For general carryover, the best and most readily available training modality for learning to shoot well under time pressure is competing in action shooting. No, it’s not tactics. But you are learning to shoot well and solve problems under a huge amount of time pressure. This has tremendous carryover to applying your shooting in a real situation.

So, we have the ability to expose ourselves to the stress of time pressure in training. This will create huge improvements over time. But simple exposure isn’t enough to reach our potential. We need to approach the development of this attribute in other ways as well.

This is an area where focused visualization works well. Run yourself through the processes of shooting or tactics in your mind, over and over. See it with clarity and detail. Under stress your subconscious will act out that mental movie you made. This helps keep the process subconscious.

Where we make mistakes under the stress of time pressure is when our conscious mind tries to speed up these processes. The time to build speed is in isolation training, not in application. If your mind is in the right place, the process will feel timeless, neither fast nor slow, but will actually be very fast.

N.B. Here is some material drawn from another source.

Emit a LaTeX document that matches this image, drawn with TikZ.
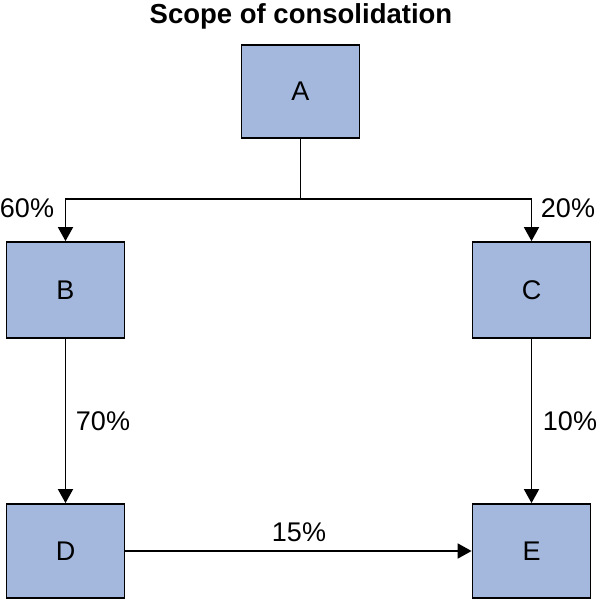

The third way we can learn to enter the correct mental state is by developing that ability when we work skills in combination. This is where we develop the mental “transmission” we need, and learn to have one “gear” for pushing and another for application. Then when we perform under stress we can select the proper mental “gear” for optimum performance.

This brings us to our last tool for learning to enter a flow state. In training develop a simple cue that you do before every combination drill or test that helps put you in the zone. A simple calming breath combined with emptying the mind of conscious thought works well. This becomes associated by your subconscious with entering the proper mental state. Then, when you need that calmness under stress, giving yourself that cue helps you create it.

The time to learn this is in training. Lack of doing so is why people with high levels of technical skill fold under pressure. Explore these concepts in your training, and you will learn to excel under time pressure, not crumple under its weight.